La familia ha evolucionado y ya no responde a un patrón único. Hay múltiples patrones. Pues más allá de estos patrones parece ubicarse mi caso: un matrimonio que se vio obligado a separarse por circunstancias laborales y que ha optado por mantener esa separación. Es decir nos separamos físicamente (que no emocionalmente) por obligación, pero hemos mantenido esa separación por elección. Y la gente no lo entiende.

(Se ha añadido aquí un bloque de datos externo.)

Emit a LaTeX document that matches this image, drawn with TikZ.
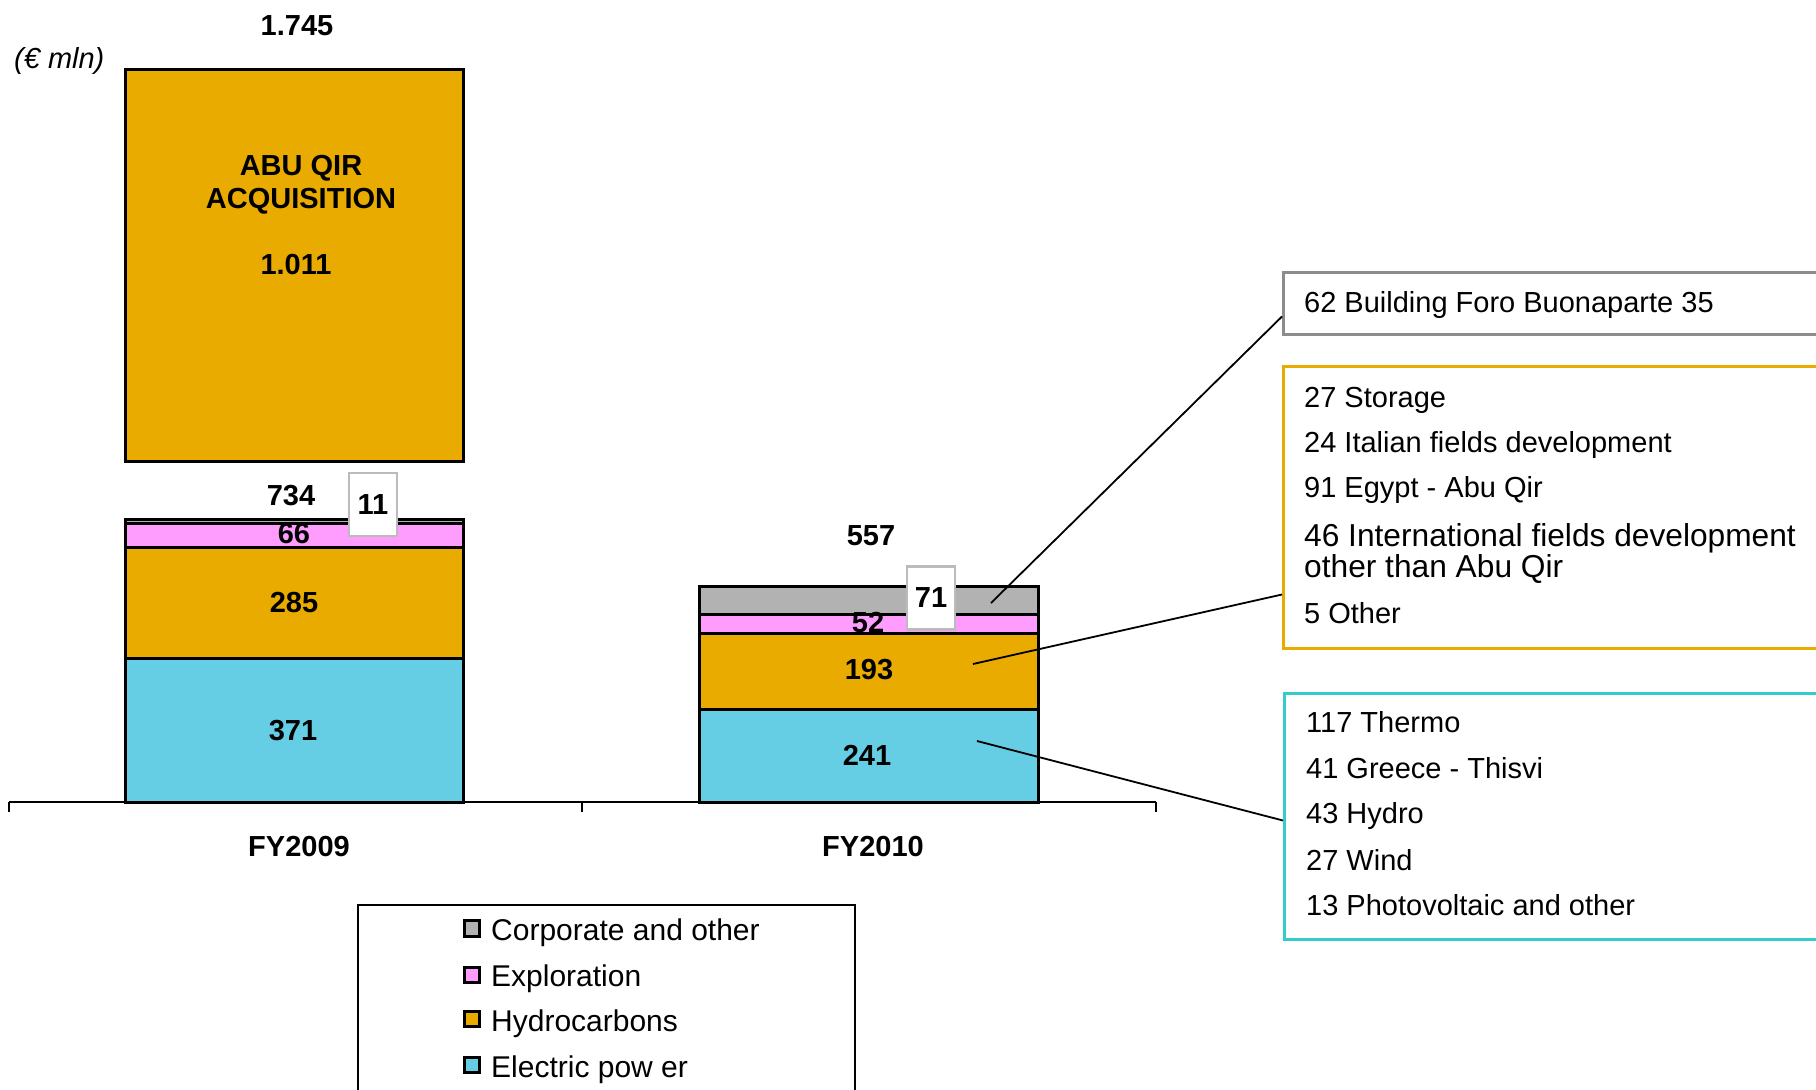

A lo largo de estos años, y especialmente cada septiembre, me encuentro dando explicaciones, justificando mi situación, resumiendo este post una y otra vez. Y no deja de asombrarme que, si bien se da por supuesto que no osaríamos pedir explicaciones a un matrimonio homosexual, ni a una madre soltera, ni a una pareja divorciada, no obstante, la gente parece sentirse con la libertad de preguntarme por qué: ¿por qué no vivo con Peter, marido, en Málaga? ¿por qué ya no pido el traslado? ¿es que estamos mal? ¿nos vamos a divorciar? Porque por lo visto estar divorciado está bien, ése no sería problema, muchos lo están pero no vivir con tu marido es una desviación. Una desviación de la norma, no tiene categoría de patrón de familia.

Cuando quieras, le digo a la que me cuestiona, te demuestro que yo paso más tiempo con mi marido que tú con el tuyo. No sólo eso. Dudo mucho que mi matrimonio funcione peor que muchos de los que conviven. Cuando lo tienes haciendo equilibrio en un tren, haces por cuidarlo. De manera rigurosa, Peter, marido, y yo hacemos dos escapadas a solas al año que renuevan votos. Buscamos ratos de calidad para hablar de los niños y evaluar nuestra relación, probablemente más ratos que muchos de los que a diario cenan juntos. Y tenemos la complicidad de que compartimos esta modalidad de matrimonio que no está registrada pero que a nosotros nos funciona. Y los veranos... ¡Oh, los veranos!

Este septiembre he decidido cerrar. Ya no me explico más, ya no me justifico más. Esto es lo que hay. Peter, marido, vive en Málaga y UNA vive en Córdoba. Y estamos bien así. ¿Qué no lo entiendes? Pregúntate por qué sientes la necesidad de juzgarme. Hasta la fecha yo he sentido la necesidad de justificarme cada vez que me cuestionabas. Ya no. Este es mi patrón, éste es NUESTRO patrón. Y a nosotros nos funciona. CERRADO.